++++ DATA EXCERPT
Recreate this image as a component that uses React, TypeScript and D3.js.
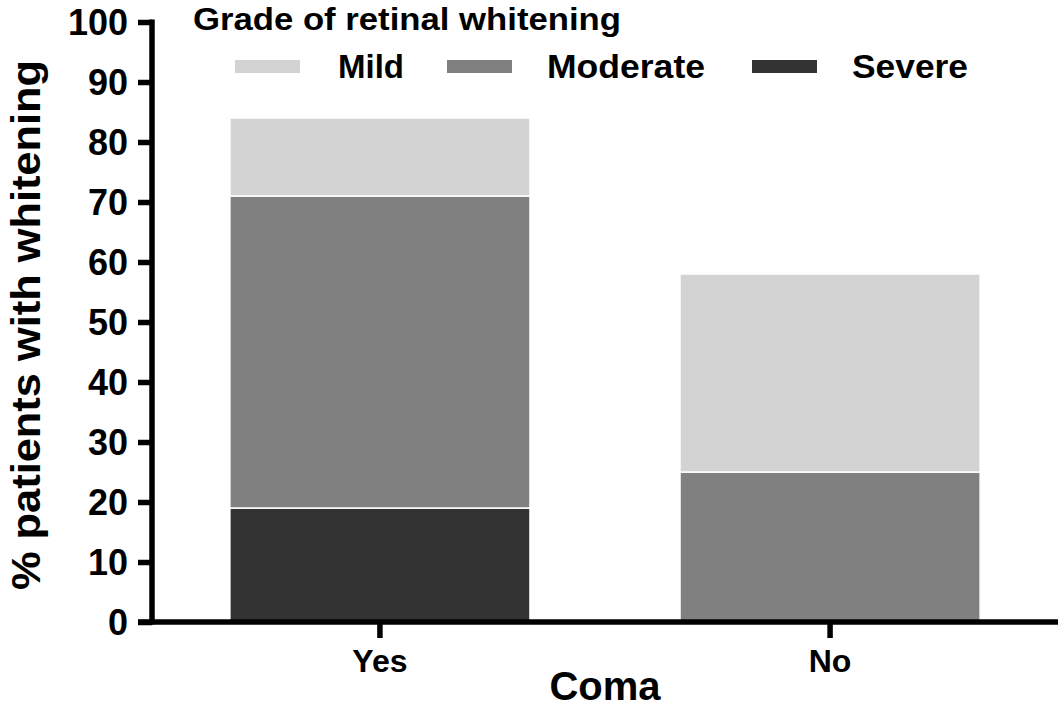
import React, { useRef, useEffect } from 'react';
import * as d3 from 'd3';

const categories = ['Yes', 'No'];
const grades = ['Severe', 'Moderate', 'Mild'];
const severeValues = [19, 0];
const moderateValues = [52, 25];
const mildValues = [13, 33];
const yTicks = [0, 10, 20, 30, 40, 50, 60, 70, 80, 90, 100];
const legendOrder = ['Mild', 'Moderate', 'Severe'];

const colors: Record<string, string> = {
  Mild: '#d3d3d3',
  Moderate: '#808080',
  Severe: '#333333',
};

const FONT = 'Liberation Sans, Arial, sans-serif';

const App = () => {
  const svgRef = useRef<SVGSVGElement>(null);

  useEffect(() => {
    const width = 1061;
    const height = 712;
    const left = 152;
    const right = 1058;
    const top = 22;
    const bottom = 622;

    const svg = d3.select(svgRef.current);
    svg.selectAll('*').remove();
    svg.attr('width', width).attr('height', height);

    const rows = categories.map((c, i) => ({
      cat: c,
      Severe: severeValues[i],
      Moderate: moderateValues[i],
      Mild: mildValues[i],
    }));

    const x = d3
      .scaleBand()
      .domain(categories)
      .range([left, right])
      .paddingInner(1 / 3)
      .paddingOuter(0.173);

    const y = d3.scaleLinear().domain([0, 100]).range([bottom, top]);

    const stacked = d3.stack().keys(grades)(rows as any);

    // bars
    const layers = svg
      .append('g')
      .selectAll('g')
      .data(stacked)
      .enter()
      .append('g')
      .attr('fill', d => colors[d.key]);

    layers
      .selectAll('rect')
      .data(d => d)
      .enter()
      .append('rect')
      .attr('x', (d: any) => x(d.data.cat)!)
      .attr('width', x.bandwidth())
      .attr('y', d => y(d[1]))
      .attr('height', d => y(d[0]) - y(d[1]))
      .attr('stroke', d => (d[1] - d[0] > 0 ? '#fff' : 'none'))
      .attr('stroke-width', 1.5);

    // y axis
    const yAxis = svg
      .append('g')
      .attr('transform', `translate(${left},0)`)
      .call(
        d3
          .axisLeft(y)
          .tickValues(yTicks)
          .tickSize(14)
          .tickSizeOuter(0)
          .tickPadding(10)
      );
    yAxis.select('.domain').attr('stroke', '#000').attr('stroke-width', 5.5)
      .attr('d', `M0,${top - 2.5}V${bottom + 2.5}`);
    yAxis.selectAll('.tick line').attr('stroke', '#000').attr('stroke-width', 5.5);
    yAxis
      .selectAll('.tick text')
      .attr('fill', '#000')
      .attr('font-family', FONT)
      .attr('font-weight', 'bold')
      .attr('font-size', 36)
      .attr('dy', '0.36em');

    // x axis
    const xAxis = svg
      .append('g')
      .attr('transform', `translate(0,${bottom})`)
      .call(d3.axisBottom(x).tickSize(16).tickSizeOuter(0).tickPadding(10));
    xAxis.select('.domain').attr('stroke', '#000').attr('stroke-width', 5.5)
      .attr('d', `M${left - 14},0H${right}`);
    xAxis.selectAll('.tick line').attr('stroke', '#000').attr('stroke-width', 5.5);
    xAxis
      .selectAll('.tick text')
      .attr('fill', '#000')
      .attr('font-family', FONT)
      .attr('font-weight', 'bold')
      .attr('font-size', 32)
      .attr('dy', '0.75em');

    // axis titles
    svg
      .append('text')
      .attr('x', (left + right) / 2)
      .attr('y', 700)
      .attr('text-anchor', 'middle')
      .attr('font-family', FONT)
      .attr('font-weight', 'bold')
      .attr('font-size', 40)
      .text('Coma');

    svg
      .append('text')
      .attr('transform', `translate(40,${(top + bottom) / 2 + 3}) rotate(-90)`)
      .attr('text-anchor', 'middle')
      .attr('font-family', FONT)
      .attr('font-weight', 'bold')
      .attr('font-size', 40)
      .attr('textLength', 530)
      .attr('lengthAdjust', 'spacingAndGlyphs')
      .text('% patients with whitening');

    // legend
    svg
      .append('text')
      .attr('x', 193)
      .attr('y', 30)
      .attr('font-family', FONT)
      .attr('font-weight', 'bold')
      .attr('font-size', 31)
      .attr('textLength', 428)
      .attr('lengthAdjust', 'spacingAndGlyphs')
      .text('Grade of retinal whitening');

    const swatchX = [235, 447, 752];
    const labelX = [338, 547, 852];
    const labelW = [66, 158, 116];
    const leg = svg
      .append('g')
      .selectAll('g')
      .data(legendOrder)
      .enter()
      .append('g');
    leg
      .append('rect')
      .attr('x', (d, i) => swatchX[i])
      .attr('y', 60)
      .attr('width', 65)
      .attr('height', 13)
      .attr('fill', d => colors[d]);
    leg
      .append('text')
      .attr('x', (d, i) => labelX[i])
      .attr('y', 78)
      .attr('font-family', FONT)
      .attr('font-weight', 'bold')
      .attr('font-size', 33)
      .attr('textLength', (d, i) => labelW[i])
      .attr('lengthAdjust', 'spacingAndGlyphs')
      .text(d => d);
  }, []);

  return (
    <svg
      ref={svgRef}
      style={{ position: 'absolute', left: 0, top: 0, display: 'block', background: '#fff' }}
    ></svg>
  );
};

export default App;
++++++++
■ YOUR GOAL ■
Select the lines that carry the string "React" and copy them.

■ SOLUTION FOR THIS EXERCISE ■
Recreate this image as a component that uses React, TypeScript and D3.js.
import React, { useRef, useEffect } from 'react';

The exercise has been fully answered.